-- Set task --
All of the listing below must be repeated word for word. Pictures are the only thing to omit.
── Source data ──
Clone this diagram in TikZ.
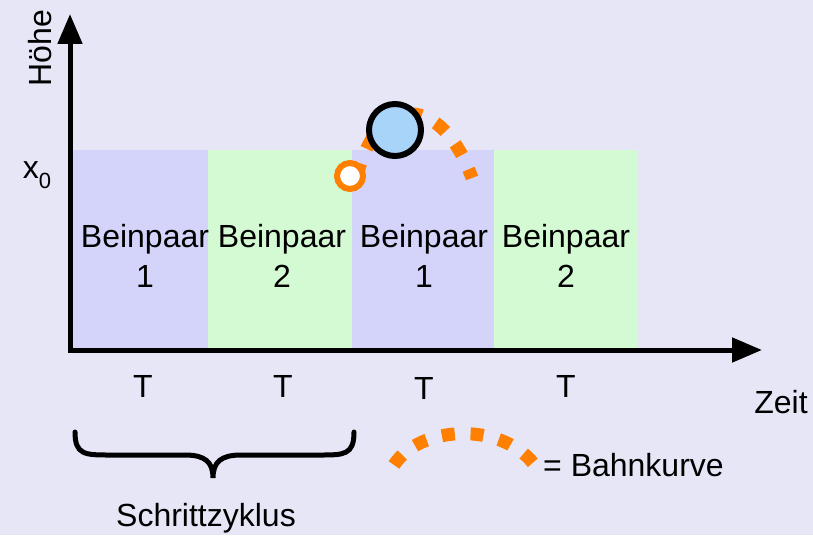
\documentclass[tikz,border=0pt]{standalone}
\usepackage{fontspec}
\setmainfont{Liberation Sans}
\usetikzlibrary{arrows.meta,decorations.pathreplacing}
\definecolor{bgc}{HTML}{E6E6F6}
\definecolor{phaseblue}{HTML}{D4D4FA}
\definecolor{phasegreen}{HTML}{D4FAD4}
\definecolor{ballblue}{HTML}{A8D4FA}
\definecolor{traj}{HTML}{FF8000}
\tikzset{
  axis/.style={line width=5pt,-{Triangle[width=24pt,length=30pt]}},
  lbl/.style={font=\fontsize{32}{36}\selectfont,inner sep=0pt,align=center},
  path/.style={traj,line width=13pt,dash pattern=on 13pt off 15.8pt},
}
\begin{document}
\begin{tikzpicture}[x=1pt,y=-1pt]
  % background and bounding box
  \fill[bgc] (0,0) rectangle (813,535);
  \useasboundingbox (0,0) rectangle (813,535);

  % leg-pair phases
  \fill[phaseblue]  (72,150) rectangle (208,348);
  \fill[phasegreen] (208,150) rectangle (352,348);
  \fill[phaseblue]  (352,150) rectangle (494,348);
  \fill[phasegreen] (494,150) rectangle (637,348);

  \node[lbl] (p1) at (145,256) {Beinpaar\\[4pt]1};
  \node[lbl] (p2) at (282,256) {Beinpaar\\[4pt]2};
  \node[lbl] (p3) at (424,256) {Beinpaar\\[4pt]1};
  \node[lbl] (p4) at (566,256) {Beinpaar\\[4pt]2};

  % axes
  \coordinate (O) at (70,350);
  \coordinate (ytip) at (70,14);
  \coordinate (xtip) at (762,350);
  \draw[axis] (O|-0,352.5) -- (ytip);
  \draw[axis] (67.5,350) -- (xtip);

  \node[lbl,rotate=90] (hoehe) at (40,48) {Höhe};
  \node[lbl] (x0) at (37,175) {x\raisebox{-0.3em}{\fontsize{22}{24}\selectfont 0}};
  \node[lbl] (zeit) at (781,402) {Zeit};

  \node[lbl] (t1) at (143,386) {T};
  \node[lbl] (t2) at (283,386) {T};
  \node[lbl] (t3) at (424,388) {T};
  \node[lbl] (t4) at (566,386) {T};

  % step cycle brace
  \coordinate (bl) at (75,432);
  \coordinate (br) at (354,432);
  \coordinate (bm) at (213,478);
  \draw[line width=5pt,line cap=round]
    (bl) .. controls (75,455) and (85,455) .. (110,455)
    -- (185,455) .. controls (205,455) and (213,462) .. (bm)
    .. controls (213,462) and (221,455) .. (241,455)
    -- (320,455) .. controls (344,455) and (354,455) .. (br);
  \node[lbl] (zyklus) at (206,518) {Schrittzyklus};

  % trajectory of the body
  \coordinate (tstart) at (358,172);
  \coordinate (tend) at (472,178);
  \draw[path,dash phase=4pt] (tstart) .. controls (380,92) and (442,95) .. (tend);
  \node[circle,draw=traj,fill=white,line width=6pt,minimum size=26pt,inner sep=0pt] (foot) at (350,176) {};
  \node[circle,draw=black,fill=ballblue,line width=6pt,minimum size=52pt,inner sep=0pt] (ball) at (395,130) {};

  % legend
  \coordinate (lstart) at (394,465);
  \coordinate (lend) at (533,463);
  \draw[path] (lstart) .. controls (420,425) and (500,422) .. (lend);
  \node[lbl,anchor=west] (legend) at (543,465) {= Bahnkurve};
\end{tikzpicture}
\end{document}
───
-- Reply to the exercise --
Clone this diagram in TikZ.
\documentclass[tikz,border=0pt]{standalone}
\usepackage{fontspec}
\setmainfont{Liberation Sans}
\usetikzlibrary{arrows.meta,decorations.pathreplacing}
\definecolor{bgc}{HTML}{E6E6F6}
\definecolor{phaseblue}{HTML}{D4D4FA}
\definecolor{phasegreen}{HTML}{D4FAD4}
\definecolor{ballblue}{HTML}{A8D4FA}
\definecolor{traj}{HTML}{FF8000}
\tikzset{
  axis/.style={line width=5pt,-{Triangle[width=24pt,length=30pt]}},
  lbl/.style={font=\fontsize{32}{36}\selectfont,inner sep=0pt,align=center},
  path/.style={traj,line width=13pt,dash pattern=on 13pt off 15.8pt},
}
\begin{document}
\begin{tikzpicture}[x=1pt,y=-1pt]
  % background and bounding box
  \fill[bgc] (0,0) rectangle (813,535);
  \useasboundingbox (0,0) rectangle (813,535);

  % leg-pair phases
  \fill[phaseblue]  (72,150) rectangle (208,348);
  \fill[phasegreen] (208,150) rectangle (352,348);
  \fill[phaseblue]  (352,150) rectangle (494,348);
  \fill[phasegreen] (494,150) rectangle (637,348);

  \node[lbl] (p1) at (145,256) {Beinpaar\\[4pt]1};
  \node[lbl] (p2) at (282,256) {Beinpaar\\[4pt]2};
  \node[lbl] (p3) at (424,256) {Beinpaar\\[4pt]1};
  \node[lbl] (p4) at (566,256) {Beinpaar\\[4pt]2};

  % axes
  \coordinate (O) at (70,350);
  \coordinate (ytip) at (70,14);
  \coordinate (xtip) at (762,350);
  \draw[axis] (O|-0,352.5) -- (ytip);
  \draw[axis] (67.5,350) -- (xtip);

  \node[lbl,rotate=90] (hoehe) at (40,48) {Höhe};
  \node[lbl] (x0) at (37,175) {x\raisebox{-0.3em}{\fontsize{22}{24}\selectfont 0}};
  \node[lbl] (zeit) at (781,402) {Zeit};

  \node[lbl] (t1) at (143,386) {T};
  \node[lbl] (t2) at (283,386) {T};
  \node[lbl] (t3) at (424,388) {T};
  \node[lbl] (t4) at (566,386) {T};

  % step cycle brace
  \coordinate (bl) at (75,432);
  \coordinate (br) at (354,432);
  \coordinate (bm) at (213,478);
  \draw[line width=5pt,line cap=round]
    (bl) .. controls (75,455) and (85,455) .. (110,455)
    -- (185,455) .. controls (205,455) and (213,462) .. (bm)
    .. controls (213,462) and (221,455) .. (241,455)
    -- (320,455) .. controls (344,455) and (354,455) .. (br);
  \node[lbl] (zyklus) at (206,518) {Schrittzyklus};

  % trajectory of the body
  \coordinate (tstart) at (358,172);
  \coordinate (tend) at (472,178);
  \draw[path,dash phase=4pt] (tstart) .. controls (380,92) and (442,95) .. (tend);
  \node[circle,draw=traj,fill=white,line width=6pt,minimum size=26pt,inner sep=0pt] (foot) at (350,176) {};
  \node[circle,draw=black,fill=ballblue,line width=6pt,minimum size=52pt,inner sep=0pt] (ball) at (395,130) {};

  % legend
  \coordinate (lstart) at (394,465);
  \coordinate (lend) at (533,463);
  \draw[path] (lstart) .. controls (420,425) and (500,422) .. (lend);
  \node[lbl,anchor=west] (legend) at (543,465) {= Bahnkurve};
\end{tikzpicture}
\end{document}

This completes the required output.